# PROBLEM STATEMENT
Pull every line of the entries that has the word "this".

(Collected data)

※ ※ ※

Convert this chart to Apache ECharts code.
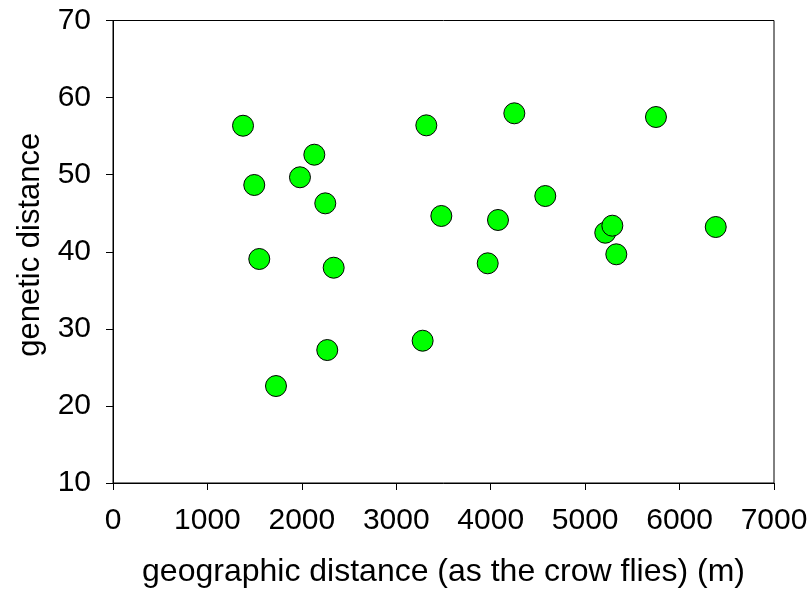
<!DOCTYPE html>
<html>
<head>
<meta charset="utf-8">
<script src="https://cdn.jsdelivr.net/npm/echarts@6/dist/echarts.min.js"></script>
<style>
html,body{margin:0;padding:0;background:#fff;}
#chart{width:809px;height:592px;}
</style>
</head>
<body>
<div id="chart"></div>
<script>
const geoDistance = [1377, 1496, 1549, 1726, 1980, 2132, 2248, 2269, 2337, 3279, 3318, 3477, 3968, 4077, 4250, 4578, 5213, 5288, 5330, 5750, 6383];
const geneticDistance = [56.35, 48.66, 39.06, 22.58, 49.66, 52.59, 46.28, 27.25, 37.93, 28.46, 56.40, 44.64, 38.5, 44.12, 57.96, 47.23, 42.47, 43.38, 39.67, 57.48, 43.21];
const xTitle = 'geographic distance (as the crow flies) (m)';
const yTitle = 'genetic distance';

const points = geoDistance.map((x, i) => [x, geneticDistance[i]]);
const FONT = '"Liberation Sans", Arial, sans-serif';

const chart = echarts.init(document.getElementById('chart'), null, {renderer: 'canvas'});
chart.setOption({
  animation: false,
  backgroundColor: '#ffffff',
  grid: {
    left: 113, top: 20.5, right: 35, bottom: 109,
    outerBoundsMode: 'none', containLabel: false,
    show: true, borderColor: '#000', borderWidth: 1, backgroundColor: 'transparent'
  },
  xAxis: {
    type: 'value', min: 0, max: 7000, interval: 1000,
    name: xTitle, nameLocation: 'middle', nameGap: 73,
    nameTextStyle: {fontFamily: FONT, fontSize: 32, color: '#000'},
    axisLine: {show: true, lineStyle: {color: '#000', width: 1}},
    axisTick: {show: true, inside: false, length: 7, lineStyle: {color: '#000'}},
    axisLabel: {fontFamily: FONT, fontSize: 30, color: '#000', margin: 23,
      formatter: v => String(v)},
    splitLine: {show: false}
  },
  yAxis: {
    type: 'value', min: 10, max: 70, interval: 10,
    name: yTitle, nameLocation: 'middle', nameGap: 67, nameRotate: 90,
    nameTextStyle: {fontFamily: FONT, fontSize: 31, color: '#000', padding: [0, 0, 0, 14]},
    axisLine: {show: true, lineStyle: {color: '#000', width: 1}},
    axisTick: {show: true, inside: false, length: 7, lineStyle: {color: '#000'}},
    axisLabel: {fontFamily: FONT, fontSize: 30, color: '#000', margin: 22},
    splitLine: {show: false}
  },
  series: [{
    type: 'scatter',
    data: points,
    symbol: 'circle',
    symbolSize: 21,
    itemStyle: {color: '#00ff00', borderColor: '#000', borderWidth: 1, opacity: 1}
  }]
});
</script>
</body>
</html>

※ ※ ※

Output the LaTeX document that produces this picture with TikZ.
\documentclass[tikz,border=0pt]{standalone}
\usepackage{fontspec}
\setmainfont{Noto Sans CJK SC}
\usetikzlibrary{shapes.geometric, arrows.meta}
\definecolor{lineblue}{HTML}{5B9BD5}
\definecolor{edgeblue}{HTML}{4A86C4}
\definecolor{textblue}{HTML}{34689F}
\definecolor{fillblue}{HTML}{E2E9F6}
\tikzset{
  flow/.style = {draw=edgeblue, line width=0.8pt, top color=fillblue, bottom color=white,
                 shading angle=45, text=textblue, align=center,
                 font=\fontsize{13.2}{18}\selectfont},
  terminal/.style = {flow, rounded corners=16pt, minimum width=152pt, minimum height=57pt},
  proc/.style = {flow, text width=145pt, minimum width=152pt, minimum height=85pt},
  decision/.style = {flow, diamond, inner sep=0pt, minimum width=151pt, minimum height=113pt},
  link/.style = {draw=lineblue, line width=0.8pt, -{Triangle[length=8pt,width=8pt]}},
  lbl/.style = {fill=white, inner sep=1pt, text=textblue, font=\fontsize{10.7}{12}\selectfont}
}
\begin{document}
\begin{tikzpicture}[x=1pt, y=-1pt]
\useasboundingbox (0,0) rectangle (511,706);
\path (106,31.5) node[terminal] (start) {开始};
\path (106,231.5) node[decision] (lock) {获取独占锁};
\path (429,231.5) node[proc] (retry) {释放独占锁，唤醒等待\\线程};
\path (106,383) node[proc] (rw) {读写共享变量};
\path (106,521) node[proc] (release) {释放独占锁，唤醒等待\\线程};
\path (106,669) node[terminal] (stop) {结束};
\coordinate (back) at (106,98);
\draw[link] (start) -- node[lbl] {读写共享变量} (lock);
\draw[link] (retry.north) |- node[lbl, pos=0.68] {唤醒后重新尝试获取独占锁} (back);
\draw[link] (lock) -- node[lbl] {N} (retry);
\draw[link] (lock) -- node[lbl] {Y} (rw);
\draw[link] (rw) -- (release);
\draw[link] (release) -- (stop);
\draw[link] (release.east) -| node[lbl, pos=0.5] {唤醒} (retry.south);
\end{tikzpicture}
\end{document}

※ ※ ※

# ANSWER TO THE EXERCISE
Convert this chart to Apache ECharts code.
Output the LaTeX document that produces this picture with TikZ.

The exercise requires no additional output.